Wearing little more than bull horns and underwear and holding a sign which read "Pamplona: Bloodbath for Bulls" 25-year-old Loretta Hope from Redditch joined 75 others at the protest.

Organised by PETA and the Spanish animal-protection group AnimaNaturalis, activists poured gallons of fake blood on themselves ahead of the Running of the Bulls festival, during which dozens of bulls are struck and terrorised as they slip and slide down narrow streets on their way to being violently killed in Pamplona's bullring.

"Torturing and killing animals can never be justified as entertainment", said animal rights activist Hope.

"We're calling on Spain to end its widely condemned Running of the Bulls event and the bullfights that follow – and, with them, the horrific suffering and abuse of bulls."

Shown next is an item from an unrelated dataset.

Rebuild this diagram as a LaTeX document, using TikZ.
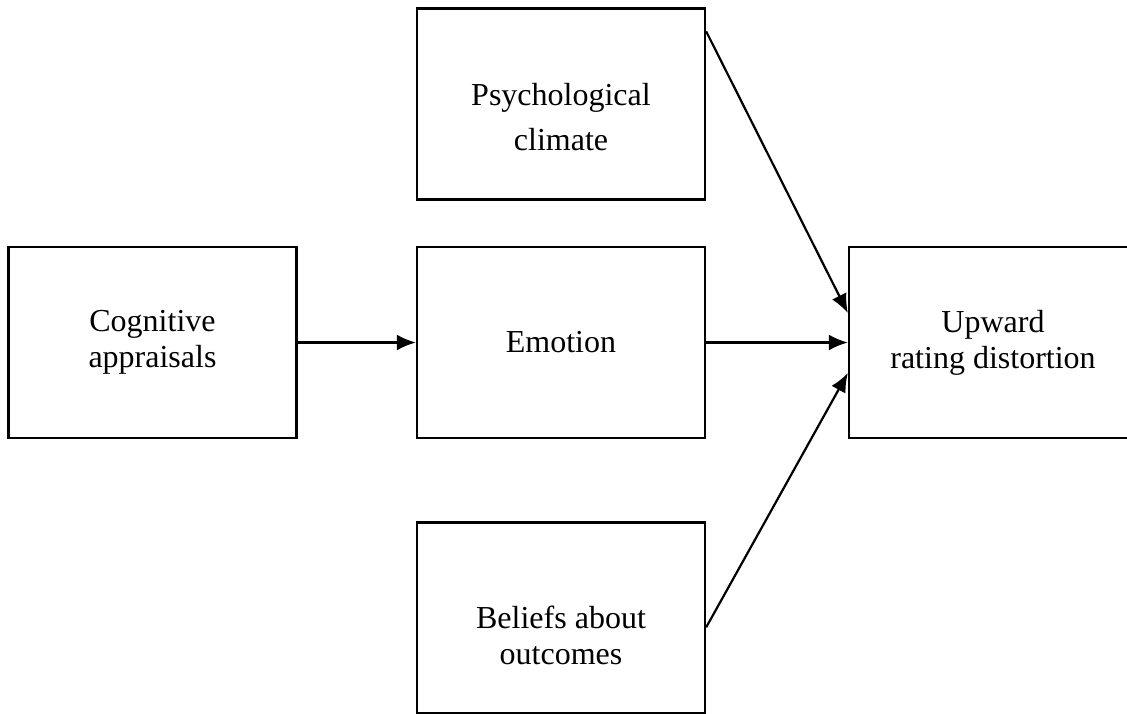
\documentclass[tikz,border=0pt]{standalone}
\usepackage{fontspec}
\setmainfont{Liberation Serif}
\usetikzlibrary{arrows.meta}
\begin{document}
\begin{tikzpicture}[x=1pt,y=-1pt,
  box/.style={draw=black, line width=2.3pt, minimum width=288pt, minimum height=191pt,
    inner sep=0pt, align=center, font=\fontsize{32}{36}\selectfont},
  txt/.style={inner sep=0pt, align=center, font=\fontsize{32}{36}\selectfont},
  arr/.style={line width=2.2pt, -{Latex[length=19pt,width=16pt]}}]
\useasboundingbox (0,0) rectangle (1127,713);
\clip (0,0) rectangle (1127,713);
\node[box] (cog) at (152.5,342.5) {Cognitive\\appraisals};
\node[box] (emo) at (561,342.5) {Emotion};
\node[box] (psy) at (561,104) {};
\node[txt, font=\fontsize{32}{45}\selectfont] (psyT) at (561,117) {Psychological\\climate};
\node[box] (bel) at (561,618) {};
\node[txt] (belT) at (561,635) {Beliefs about\\outcomes};
\node[box] (up) at (993,342.5) {Upward\\rating distortion};
\draw[arr] (cog.east) -- (emo.west);
\draw[arr] (emo.east) -- (up.west);
\draw[arr] ([yshift=-24pt]psy.north east) -- ([yshift=29.5pt]up.west);
\draw[arr] ([yshift=-106pt]bel.north east) -- ([yshift=-30.5pt]up.west);
\end{tikzpicture}
\end{document}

PETA – whose motto reads, in part, that "animals are not ours to use for entertainment" – has documented that in a typical bullfight, as many as eight men taunt, beat and stab a single bull with daggers and harpoon-like banderillas until it becomes weakened from blood loss.

Then, the matador stabs the animal with a sword and an executioner cuts his spinal cord.

Many bulls are paralysed but still conscious as they are chained and dragged out of the arena.